Polman, a Dutch journalist, says aid often goes only towards “keeping people alive.” UN officials agree that climate change alone cannot account for the severity of the ongoing crisis, sending over 12 million people to the brink of hunger.

“We need to put more into linking humanitarian aid with recovery and development. Not only us at the UN, but the whole aid community,” admits Hafedh Chekir with the UN’s Population Fund.

Chekir says that emergency relief is often not backed by long-term projects to solve the underlying problems. In regions hit hardest by the current food shortage, many girls marry far too young and do not use family planning, he notes. The large generations born lack good quality education and work.

Poor development means farms are not producing enough food. All over the Horn of Africa, the short-sightedness leads to dire consequences, which in turn mandate more emergency aid, in a vicious cycle.

“But you can’t say let more kids die until we have development,” UNDP’s Rogers says, arguing against cutting life-saving relief. But failing governments means citizens suffer.

“The worst case is in Somalia,” says Luca Alinovi, the head of the UN’s Food and Agricultural Organisation (FAO) mission to the country, which has been embroiled in civil war for 20 years. The lack of a central Somali government means there is only minor investment in farming. Elsewhere in the region, the food shortages also could have been averted.

“The places suffering most in each of these countries are places with the least agricultural investment,” Alinovi said. Ethiopia is relatively better off because it invested in food and water supplies, learning from its woeful past, while rural women are using more family planning.

“In Kenya the crisis is man-made, to a large extent,” says Alun McDonald, at aid agency Oxfam. “The worst affected areas are ones that have been chronically neglected.”

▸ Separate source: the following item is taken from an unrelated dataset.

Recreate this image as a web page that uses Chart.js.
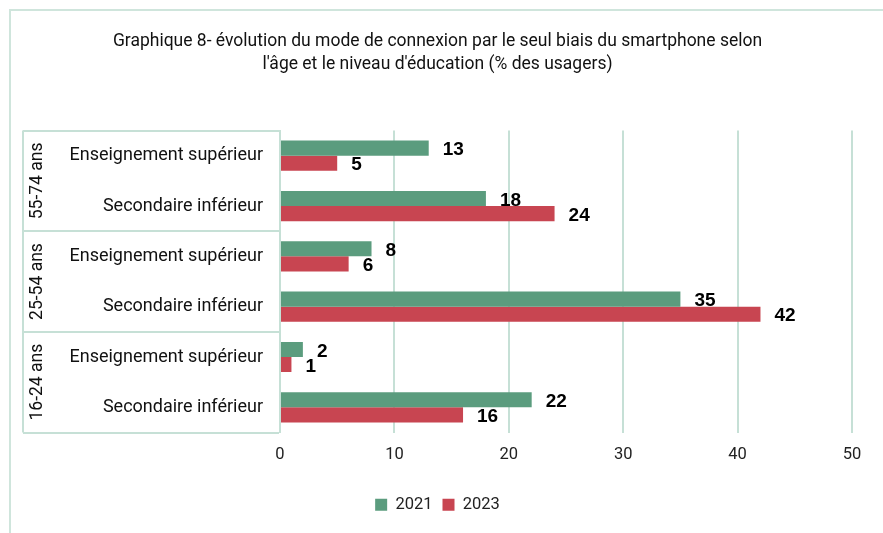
<!DOCTYPE html>
<html>
<head>
<meta charset="utf-8">
<script src="https://cdn.jsdelivr.net/npm/chart.js@4/dist/chart.umd.min.js"></script>
<style>
    body { margin: 0; background: #fff; }
    #wrap { position: relative; width: 883px; height: 533px; overflow: hidden; }
    #frame { position: absolute; left: 9px; top: 9px; width: 900px; height: 600px; border: 2px solid #cfe5dc; box-sizing: border-box; }
    canvas { position: absolute; left: 0; top: 0; }
</style>
</head>
<body>
<div id="wrap">
    <div id="frame"></div>
    <canvas id="chart" width="883" height="533"></canvas>
</div>
<script>
const groups = ["55-74 ans", "25-54 ans", "16-24 ans"];
const categories = [
    "Enseignement supérieur", "Secondaire inférieur",
    "Enseignement supérieur", "Secondaire inférieur",
    "Enseignement supérieur", "Secondaire inférieur"
];
const values2021 = [13, 18, 8, 35, 2, 22];
const values2023 = [5, 24, 6, 42, 1, 16];
const xTicks = [0, 10, 20, 30, 40, 50];

const LINE = '#c6e0d6';
const FONT = "Roboto, 'Liberation Sans', Arial, sans-serif";

// valeurs au bout des barres
const valueLabels = {
    id: 'valueLabels',
    afterDatasetsDraw(chart) {
        const ctx = chart.ctx;
        ctx.save();
        ctx.font = "bold 19px 'Liberation Sans', Arial, sans-serif";
        ctx.fillStyle = '#000';
        ctx.textAlign = 'left';
        ctx.textBaseline = 'middle';
        chart.data.datasets.forEach((ds, i) => {
            chart.getDatasetMeta(i).data.forEach((bar, j) => {
                ctx.fillText(ds.data[j], bar.x + 14, bar.y + 2);
            });
        });
        ctx.restore();
    }
};

// tableau des groupes d'âge à gauche
const groupTable = {
    id: 'groupTable',
    afterDraw(chart) {
        const ctx = chart.ctx;
        const y = chart.scales.y;
        const area = chart.chartArea;
        const left = 23;
        const right = area.left - 1;
        const bounds = [area.top];
        for (let g = 1; g < groups.length; g++) {
            const k = g * 2;
            bounds.push((y.getPixelForValue(k - 1) + y.getPixelForValue(k)) / 2);
        }
        bounds.push(area.bottom);

        ctx.save();
        ctx.strokeStyle = LINE;
        ctx.lineWidth = 2;
        bounds.forEach(b => {
            ctx.beginPath();
            ctx.moveTo(left, Math.round(b));
            ctx.lineTo(right, Math.round(b));
            ctx.stroke();
        });
        ctx.beginPath();
        ctx.moveTo(left, area.top);
        ctx.lineTo(left, area.bottom);
        ctx.stroke();

        ctx.fillStyle = '#111';
        ctx.font = "17.5px " + FONT;
        ctx.textAlign = 'center';
        ctx.textBaseline = 'middle';
        groups.forEach((g, i) => {
            const cy = (bounds[i] + bounds[i + 1]) / 2;
            ctx.save();
            ctx.translate(38, cy);
            ctx.rotate(-Math.PI / 2);
            ctx.fillText(g, 0, 0);
            ctx.restore();
        });
        ctx.restore();
    }
};

new Chart(document.getElementById('chart'), {
    type: 'bar',
    data: {
        labels: categories,
        datasets: [
            { label: '2021', data: values2021, backgroundColor: '#5b9c7e' },
            { label: '2023', data: values2023, backgroundColor: '#c84551' }
        ]
    },
    options: {
        indexAxis: 'y',
        responsive: false,
        animation: false,
        layout: { padding: { left: 23, right: 31, top: 0, bottom: 10 } },
        datasets: { bar: { categoryPercentage: 0.6, barPercentage: 1 } },
        scales: {
            x: {
                min: 0,
                max: 50,
                afterBuildTicks: (axis) => { axis.ticks = xTicks.map(v => ({ value: v })); },
                afterFit: (axis) => { axis.height = 54; },
                grid: { color: LINE, lineWidth: 2, drawTicks: false },
                border: { display: false },
                ticks: { color: '#222', font: { family: FONT, size: 16.5 }, padding: 12 }
            },
            y: {
                afterFit: (axis) => { axis.width = 257; },
                grid: { display: false },
                border: { color: LINE, width: 2 },
                ticks: { color: '#111', font: { family: FONT, size: 18 }, padding: 9 }
            }
        },
        plugins: {
            title: {
                display: true,
                text: [
                    "Graphique 8- évolution du mode de connexion par le seul biais du smartphone selon",
                    "l'âge et le niveau d'éducation (% des usagers)"
                ],
                color: '#111',
                font: { family: FONT, size: 17.5, weight: 'normal', lineHeight: 1.33 },
                padding: { top: 30, bottom: 54 }
            },
            legend: {
                position: 'bottom',
                labels: {
                    color: '#222',
                    font: { family: FONT, size: 16.5 },
                    boxWidth: 12,
                    boxHeight: 12,
                    padding: 10
                }
            },
            tooltip: { enabled: false }
        }
    },
    plugins: [valueLabels, groupTable]
});
</script>
</body>
</html>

As populations grow, countries must either produce or import more food — but the FAO’s Alinovi warns against relying solely on foreign aid or purchases.

Aid budgets, meanwhile, are regularly being reviewed in Western capitals coping with economic downturns. Handouts from abroad also hurt the domestic markets.

A vicious circle can be made positive, if developing countries and donors begin to invest in strengthening state institutions, and not slapping band aids on emergencies.